Acordamos em uma manhã muito diferente das que temos tido até então. Saímos do quarto e não fomos tomados pelo bafo de calor que nos confronta todos os dias, inclusive ontem, quando Cuiabá foi a cidade mais quente do mundo e os termômetros de alta precisão na RPPN registraram 49º C (sim, quarenta e nove graus!). A manhã de hoje estava nublada, mais fresca e com um chuvisco que antes das 7h parou, mas foi suficiente para amenizar a temperatura e a secura.
Partimos em direção a uma região de estudo de Manejo Integrado do Fogo (MIF), onde ocorrem experimentos e são coletadas análises para que uma equipe de mais de 40 cientistas avalie quais os efeitos e melhores práticas do uso de fogo para “limpar a terra”. Segundo explicou a bióloga e gerente de Pesquisa e Meio Ambiente do SESC Pantanal, Cristina Cuiabália, os incêndios na natureza só ocorrem a partir de vulcões (que não existem no Brasil), raios (que não ocorrem na época de seca no Pantanal) e pela ação humana. Essa última pode ser acidental (fogueira que foge do controle, fio elétrico em curto, maquinário que incendeia, etc) ou proposital, para remover plantas menores da terra. Ou seja: a imensa maioria das queimadas de que temos notícias são provocadas pela ação humana.
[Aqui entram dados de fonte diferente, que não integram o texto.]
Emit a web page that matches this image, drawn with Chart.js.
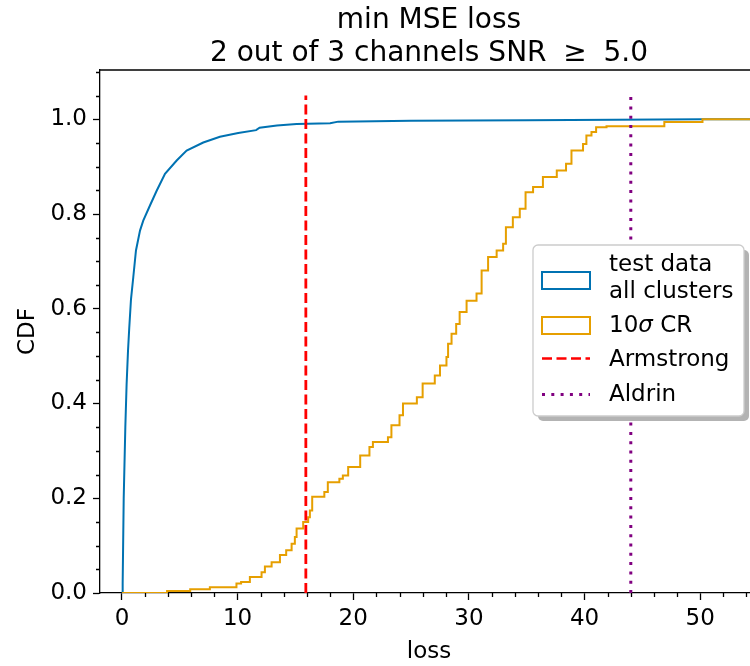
<!DOCTYPE html>
<html>
<head>
<meta charset="utf-8">
<script src="https://cdn.jsdelivr.net/npm/chart.js@4"></script>
<style>
  html, body { margin: 0; padding: 0; overflow: hidden; background: #fff; }
  #wrap { width: 750px; height: 666px; overflow: hidden; }
</style>
</head>
<body>
<div id="wrap"><canvas id="cdfChart" width="758" height="666"></canvas></div>
<script>
const blueLoss = [0.06, 0.06, 0.15, 0.29, 0.40, 0.52, 0.63, 0.78, 0.98, 1.21, 1.56, 1.84, 2.42, 3.0, 3.72,
  4.73, 5.59, 7.03, 8.47, 10.05, 11.6, 11.9, 13.4, 15.1, 18.0, 18.7, 25, 35, 50.2, 55];
const blueCdf = [0, 0.02, 0.20, 0.35, 0.44, 0.51, 0.56, 0.62, 0.667, 0.723, 0.765, 0.786, 0.818, 0.849, 0.885,
  0.913, 0.934, 0.951, 0.963, 0.971, 0.977, 0.982, 0.987, 0.990, 0.9915, 0.995, 0.997, 0.998, 1.0, 1.0];

// 10 sigma CR
const orangeLoss = [0, 3.9, 5.9, 7.6, 9.9, 10.3, 11.06, 12.07, 12.36, 12.94, 13.66, 14.2, 14.67, 14.95, 15.1,
  15.67, 16.1, 16.25, 16.45, 17.5, 17.8, 18.8, 19.1, 19.56, 20.6, 21.4, 21.7, 23.0, 23.3, 24.0,
  24.3, 25.5, 26.0, 27.05, 27.5, 28.06, 28.2, 28.5, 28.9, 29.2, 29.8, 30.66, 31.1, 31.66, 32.4,
  32.96, 33.2, 33.8, 34.4, 34.9, 35.55, 36.4, 37.6, 38.4, 38.87, 39.87, 40.16, 40.6, 41.0, 41.9,
  46.9, 50.2, 55];
const orangeCdf = [0, 0.004, 0.008, 0.012, 0.02, 0.023, 0.034, 0.044, 0.056, 0.065, 0.08, 0.09, 0.104, 0.118, 0.136,
  0.15, 0.16, 0.174, 0.203, 0.213, 0.234, 0.241, 0.248, 0.266, 0.29, 0.308, 0.319, 0.329, 0.354, 0.375,
  0.40, 0.413, 0.442, 0.459, 0.48, 0.498, 0.526, 0.547, 0.568, 0.593, 0.617, 0.632, 0.681, 0.709, 0.723,
  0.737, 0.772, 0.793, 0.811, 0.846, 0.857, 0.878, 0.892, 0.906, 0.934, 0.948, 0.966, 0.973, 0.983, 0.985,
  0.994, 1.0, 1.0];

// reference losses (vertical lines)
const armstrongLoss = 15.9;
const aldrinLoss = 44.0;
const vlineTop = 1.05;

const xTicks = [0, 10, 20, 30, 40, 50];
const yTicks = [0, 0.2, 0.4, 0.6, 0.8, 1.0];
const titleLine1 = 'min MSE loss';
const titleLine2 = ['2 out of 3 channels SNR ', '\u2265', ' 5.0'];

const FONT = "'DejaVu Sans', sans-serif";
const BLUE = '#0072B2';
const ORANGE = '#E69F00';
const FS = 23;
const TITLE_FS = 28;

const toPoints = (xs, ys) => xs.map((x, i) => ({ x: x, y: ys[i] }));

// title, minor ticks, top spine and the legend
const decorations = {
  id: 'decorations',
  afterDraw(chart) {
    const ctx = chart.ctx;
    const area = chart.chartArea;
    const xs = chart.scales.x;
    const ys = chart.scales.y;
    ctx.save();

    // title centred over the axes
    const cx = (area.left + area.right) / 2;
    ctx.fillStyle = '#000';
    ctx.font = TITLE_FS + 'px ' + FONT;
    ctx.textBaseline = 'alphabetic';
    ctx.textAlign = 'center';
    ctx.fillText(titleLine1, cx, 28);
    const gap = TITLE_FS * 0.28;
    const widths = titleLine2.map(t => ctx.measureText(t).width);
    const total = widths[0] + widths[1] + widths[2] + 2 * gap;
    let x0 = cx - total / 2;
    ctx.textAlign = 'left';
    ctx.fillText(titleLine2[0], x0, 61);
    ctx.fillText(titleLine2[1], x0 + widths[0] + gap, 61);
    ctx.fillText(titleLine2[2], x0 + widths[0] + widths[1] + 2 * gap, 61);

    ctx.strokeStyle = '#000';
    ctx.lineWidth = 1.3;
    ctx.beginPath();
    for (let v = 0; v <= xs.max; v += 2) {
      if (v % 10 === 0) continue;
      const px = Math.round(xs.getPixelForValue(v)) + 0.5;
      ctx.moveTo(px, area.bottom);
      ctx.lineTo(px, area.bottom + 4);
    }
    for (let k = 0; k * 0.05 <= ys.max; k++) {
      if (k % 4 === 0) continue;
      const py = Math.round(ys.getPixelForValue(k * 0.05)) + 0.5;
      ctx.moveTo(area.left, py);
      ctx.lineTo(area.left - 4, py);
    }
    // top spine
    ctx.moveTo(area.left, area.top);
    ctx.lineTo(area.right, area.top);
    ctx.stroke();

    // legend
    const lx = 533, ly = 245, lw = 211, lh = 171;
    const r = 5;
    const box = (x, y, w, h) => {
      ctx.beginPath();
      ctx.moveTo(x + r, y);
      ctx.arcTo(x + w, y, x + w, y + h, r);
      ctx.arcTo(x + w, y + h, x, y + h, r);
      ctx.arcTo(x, y + h, x, y, r);
      ctx.arcTo(x, y, x + w, y, r);
      ctx.closePath();
    };
    ctx.fillStyle = '#b3b3b3';
    box(lx + 5, ly + 5, lw, lh);
    ctx.fill();
    ctx.fillStyle = '#fff';
    box(lx, ly, lw, lh);
    ctx.fill();
    ctx.strokeStyle = '#cccccc';
    ctx.lineWidth = 1.3;
    ctx.stroke();

    const sx = 542, sw = 48, tx = 609;
    ctx.lineWidth = 2;
    ctx.strokeStyle = BLUE;
    ctx.strokeRect(sx, 272, sw, 17);
    ctx.strokeStyle = ORANGE;
    ctx.strokeRect(sx, 317, sw, 17);

    ctx.lineWidth = 2.7;
    ctx.lineCap = 'butt';
    ctx.strokeStyle = '#ff0000';
    ctx.setLineDash([10, 4.5]);
    ctx.beginPath();
    ctx.moveTo(sx, 358.5);
    ctx.lineTo(sx + sw, 358.5);
    ctx.stroke();
    ctx.strokeStyle = '#800080';
    ctx.lineWidth = 3;
    ctx.setLineDash([3, 6.3]);
    ctx.beginPath();
    ctx.moveTo(sx, 394.5);
    ctx.lineTo(sx + sw, 394.5);
    ctx.stroke();
    ctx.setLineDash([]);

    ctx.fillStyle = '#000';
    ctx.textBaseline = 'middle';
    ctx.textAlign = 'left';
    ctx.font = FS + 'px ' + FONT;
    ctx.fillText('test data', tx, 265);
    ctx.fillText('all clusters', tx, 292);
    ctx.fillText('10', tx, 326);
    const w10 = ctx.measureText('10').width;
    ctx.font = 'italic ' + FS + 'px ' + FONT;
    ctx.fillText('\u03c3', tx + w10, 326);
    const ws = ctx.measureText('\u03c3').width;
    ctx.font = FS + 'px ' + FONT;
    ctx.fillText(' CR', tx + w10 + ws, 326);
    ctx.fillText('Armstrong', tx, 360);
    ctx.fillText('Aldrin', tx, 395);
    ctx.restore();
  }
};

new Chart(document.getElementById('cdfChart'), {
  type: 'scatter',
  data: {
    datasets: [
      {
        label: 'Armstrong',
        data: toPoints([armstrongLoss, armstrongLoss], [0, vlineTop]),
        showLine: true,
        borderColor: '#ff0000',
        borderWidth: 2.8,
        borderDash: [10, 4.5],
        pointRadius: 0,
        order: 0
      },
      {
        label: 'Aldrin',
        data: toPoints([aldrinLoss, aldrinLoss], [0, vlineTop]),
        showLine: true,
        borderColor: '#800080',
        borderWidth: 3,
        borderDash: [3, 6.3],
        pointRadius: 0,
        order: 0
      },
      {
        label: '10\u03c3 CR',
        data: toPoints(orangeLoss, orangeCdf),
        showLine: true,
        stepped: true,
        borderColor: ORANGE,
        borderWidth: 2,
        pointRadius: 0,
        order: 1
      },
      {
        label: 'test data all clusters',
        data: toPoints(blueLoss, blueCdf),
        showLine: true,
        borderColor: BLUE,
        borderWidth: 2,
        pointRadius: 0,
        tension: 0,
        order: 2
      }
    ]
  },
  options: {
    responsive: false,
    animation: false,
    devicePixelRatio: 1,
    layout: { padding: { top: 70, left: 0, right: 0, bottom: 0 } },
    plugins: {
      legend: { display: false },
      tooltip: { enabled: false },
      title: { display: false }
    },
    scales: {
      x: {
        type: 'linear',
        min: -1.9,
        max: 55,
        afterBuildTicks: (scale) => { scale.ticks = xTicks.map(v => ({ value: v })); },
        afterFit: (scale) => { scale.height = 73; },
        border: { display: true, color: '#000', width: 1.3 },
        grid: { drawOnChartArea: false, drawTicks: true, tickLength: 7, tickWidth: 1.3, tickColor: '#000' },
        ticks: { color: '#000', font: { family: FONT, size: FS }, padding: 5, maxRotation: 0 },
        title: { display: true, text: 'loss', color: '#000', font: { family: FONT, size: FS }, padding: 0 }
      },
      y: {
        type: 'linear',
        min: 0,
        max: 1.104,
        afterBuildTicks: (scale) => { scale.ticks = yTicks.map(v => ({ value: v })); },
        afterFit: (scale) => { scale.width = 100; },
        border: { display: true, color: '#000', width: 1.3 },
        grid: { drawOnChartArea: false, drawTicks: true, tickLength: 7, tickWidth: 1.3, tickColor: '#000' },
        ticks: { color: '#000', font: { family: FONT, size: FS }, padding: 6, callback: v => v.toFixed(1) },
        title: { display: true, text: 'CDF', color: '#000', font: { family: FONT, size: FS }, padding: { top: 14, bottom: 0 } }
      }
    }
  },
  plugins: [decorations]
});
</script>
</body>
</html>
A limpeza com fogo é uma prática muito antiga, usada ampla e historicamente no meio rural. É extremamente improvável, para não dizer impossível, que haja uma mudança a ponto de que elas deixem de ocorrer, inclusive porque sua alternativa seria maquinário e mão de obra humana para limpeza da terra, o que encareceria substancialmente a produção.
Mais eficiente do que proibir, o SESC tem apostado em aprimorar e conscientizar. A ideia é que os estudos do MIF gerem maneiras mais sustentáveis de usar o fogo, minimizando o impacto na fauna, flora e microbiota do solo, tudo isso sendo compartilhado não só na comunidade científica, mas também em rodas de conversa com produtores rurais e, no estado da arte que fez brilhar os olhos de Cristina, nas políticas públicas que envolvem o agro e o meio ambiente.
Rios voadores e Pantanal
Após visita aos campos de MIF, fomos à beira do Rio Cuiabá para conversarmos com o biólogo doutor em recursos hídricos e professor da UFMT, Ibraim Fantin, que nos apresentou informações importantes sobre a situação hídrica do bioma pantaneiro. Como o fato de que a região perde muito mais água através da evaporação do que recebe através das chuvas, de modo que depende em muito dos volumes trazidos pelos rios da região, cujas nascentes ficam nas cabeceiras, regiões de cerrado que recebem grandes volumes de chuvas vindas pelos “rios voadores”, nome dado às grandes massas de vapor d’água que vêm da Amazônia. Não por acaso, o avanço da fronteira agrícola, das queimadas e desmatamento nesse bioma equatorial traz grandes consequências também para o Pantanal, reforçando a ideia de que as questões climáticas estão interligadas a nível regional e até global.
“O que gera inundação para a nossa região não é a chuva local. Se a gente pensar o balanço hídrico do Pantanal, ele é negativo. Ele evapora mais do que chove. Então como pode inundar? É pela água que é concentrada na bacia, que chove, e escoa todo esse volume pra bacia. Chegando aqui devido a planície e a baixa declividade, a água não consegue escoar pelo rio. Então ela eleva o seu nível e transborda lateralmente. O que provoca a inundação na maior parte. O Pantanal é depente da proteção das áreas de cabeceiras”, nos explicou Ibraim.